*The exercise:*
Make an exact copy of the data below, leaving out every picture.
┌────────
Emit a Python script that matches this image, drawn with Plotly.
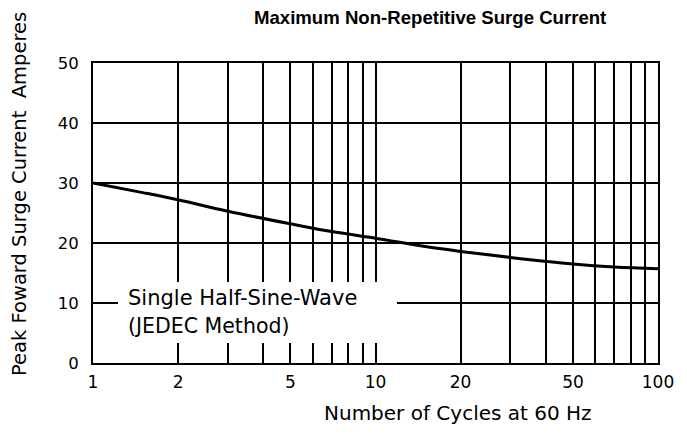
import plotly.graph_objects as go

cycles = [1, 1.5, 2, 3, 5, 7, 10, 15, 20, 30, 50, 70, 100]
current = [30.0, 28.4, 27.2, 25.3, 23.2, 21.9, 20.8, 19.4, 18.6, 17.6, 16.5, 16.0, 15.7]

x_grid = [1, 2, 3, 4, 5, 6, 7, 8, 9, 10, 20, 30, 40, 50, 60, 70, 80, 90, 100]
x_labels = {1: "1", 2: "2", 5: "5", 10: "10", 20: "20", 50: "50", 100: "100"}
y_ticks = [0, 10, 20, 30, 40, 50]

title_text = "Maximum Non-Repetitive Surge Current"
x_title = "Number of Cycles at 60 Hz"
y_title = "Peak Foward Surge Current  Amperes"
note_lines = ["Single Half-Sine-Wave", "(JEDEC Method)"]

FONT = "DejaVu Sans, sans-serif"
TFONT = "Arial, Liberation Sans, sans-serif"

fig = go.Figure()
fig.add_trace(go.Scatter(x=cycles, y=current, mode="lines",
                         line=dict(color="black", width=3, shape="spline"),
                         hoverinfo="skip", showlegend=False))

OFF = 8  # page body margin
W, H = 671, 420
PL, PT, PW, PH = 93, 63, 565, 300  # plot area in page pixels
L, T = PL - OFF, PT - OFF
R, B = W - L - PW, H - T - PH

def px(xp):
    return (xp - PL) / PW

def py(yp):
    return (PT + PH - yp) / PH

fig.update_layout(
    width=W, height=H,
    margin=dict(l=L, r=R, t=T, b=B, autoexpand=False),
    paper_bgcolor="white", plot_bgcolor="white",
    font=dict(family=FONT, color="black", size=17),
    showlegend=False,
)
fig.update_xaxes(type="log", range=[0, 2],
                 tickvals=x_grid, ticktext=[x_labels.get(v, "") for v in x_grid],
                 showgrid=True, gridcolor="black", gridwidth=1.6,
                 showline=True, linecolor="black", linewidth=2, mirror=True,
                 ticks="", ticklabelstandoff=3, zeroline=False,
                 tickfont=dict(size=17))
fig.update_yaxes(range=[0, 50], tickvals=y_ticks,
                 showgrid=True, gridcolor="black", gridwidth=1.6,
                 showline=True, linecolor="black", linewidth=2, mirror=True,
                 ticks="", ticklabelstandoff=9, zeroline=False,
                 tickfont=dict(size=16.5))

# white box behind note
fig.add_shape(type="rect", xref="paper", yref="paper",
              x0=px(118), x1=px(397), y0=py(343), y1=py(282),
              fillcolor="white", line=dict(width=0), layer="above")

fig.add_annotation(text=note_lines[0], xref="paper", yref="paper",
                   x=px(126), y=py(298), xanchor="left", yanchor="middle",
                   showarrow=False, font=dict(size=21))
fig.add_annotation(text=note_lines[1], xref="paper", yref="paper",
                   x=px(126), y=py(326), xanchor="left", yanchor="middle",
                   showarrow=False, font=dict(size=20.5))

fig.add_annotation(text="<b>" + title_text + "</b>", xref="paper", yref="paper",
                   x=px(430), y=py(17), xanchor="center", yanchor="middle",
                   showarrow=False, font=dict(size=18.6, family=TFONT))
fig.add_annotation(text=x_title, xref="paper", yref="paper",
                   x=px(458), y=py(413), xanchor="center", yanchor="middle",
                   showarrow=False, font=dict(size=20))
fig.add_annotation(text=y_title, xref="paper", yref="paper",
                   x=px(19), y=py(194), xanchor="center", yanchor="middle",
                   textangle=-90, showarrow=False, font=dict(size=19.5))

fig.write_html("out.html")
└────────
*Answer:*
Emit a Python script that matches this image, drawn with Plotly.
import plotly.graph_objects as go

cycles = [1, 1.5, 2, 3, 5, 7, 10, 15, 20, 30, 50, 70, 100]
current = [30.0, 28.4, 27.2, 25.3, 23.2, 21.9, 20.8, 19.4, 18.6, 17.6, 16.5, 16.0, 15.7]

x_grid = [1, 2, 3, 4, 5, 6, 7, 8, 9, 10, 20, 30, 40, 50, 60, 70, 80, 90, 100]
x_labels = {1: "1", 2: "2", 5: "5", 10: "10", 20: "20", 50: "50", 100: "100"}
y_ticks = [0, 10, 20, 30, 40, 50]

title_text = "Maximum Non-Repetitive Surge Current"
x_title = "Number of Cycles at 60 Hz"
y_title = "Peak Foward Surge Current  Amperes"
note_lines = ["Single Half-Sine-Wave", "(JEDEC Method)"]

FONT = "DejaVu Sans, sans-serif"
TFONT = "Arial, Liberation Sans, sans-serif"

fig = go.Figure()
fig.add_trace(go.Scatter(x=cycles, y=current, mode="lines",
                         line=dict(color="black", width=3, shape="spline"),
                         hoverinfo="skip", showlegend=False))

OFF = 8  # page body margin
W, H = 671, 420
PL, PT, PW, PH = 93, 63, 565, 300  # plot area in page pixels
L, T = PL - OFF, PT - OFF
R, B = W - L - PW, H - T - PH

def px(xp):
    return (xp - PL) / PW

def py(yp):
    return (PT + PH - yp) / PH

fig.update_layout(
    width=W, height=H,
    margin=dict(l=L, r=R, t=T, b=B, autoexpand=False),
    paper_bgcolor="white", plot_bgcolor="white",
    font=dict(family=FONT, color="black", size=17),
    showlegend=False,
)
fig.update_xaxes(type="log", range=[0, 2],
                 tickvals=x_grid, ticktext=[x_labels.get(v, "") for v in x_grid],
                 showgrid=True, gridcolor="black", gridwidth=1.6,
                 showline=True, linecolor="black", linewidth=2, mirror=True,
                 ticks="", ticklabelstandoff=3, zeroline=False,
                 tickfont=dict(size=17))
fig.update_yaxes(range=[0, 50], tickvals=y_ticks,
                 showgrid=True, gridcolor="black", gridwidth=1.6,
                 showline=True, linecolor="black", linewidth=2, mirror=True,
                 ticks="", ticklabelstandoff=9, zeroline=False,
                 tickfont=dict(size=16.5))

# white box behind note
fig.add_shape(type="rect", xref="paper", yref="paper",
              x0=px(118), x1=px(397), y0=py(343), y1=py(282),
              fillcolor="white", line=dict(width=0), layer="above")

fig.add_annotation(text=note_lines[0], xref="paper", yref="paper",
                   x=px(126), y=py(298), xanchor="left", yanchor="middle",
                   showarrow=False, font=dict(size=21))
fig.add_annotation(text=note_lines[1], xref="paper", yref="paper",
                   x=px(126), y=py(326), xanchor="left", yanchor="middle",
                   showarrow=False, font=dict(size=20.5))

fig.add_annotation(text="<b>" + title_text + "</b>", xref="paper", yref="paper",
                   x=px(430), y=py(17), xanchor="center", yanchor="middle",
                   showarrow=False, font=dict(size=18.6, family=TFONT))
fig.add_annotation(text=x_title, xref="paper", yref="paper",
                   x=px(458), y=py(413), xanchor="center", yanchor="middle",
                   showarrow=False, font=dict(size=20))
fig.add_annotation(text=y_title, xref="paper", yref="paper",
                   x=px(19), y=py(194), xanchor="center", yanchor="middle",
                   textangle=-90, showarrow=False, font=dict(size=19.5))

fig.write_html("out.html")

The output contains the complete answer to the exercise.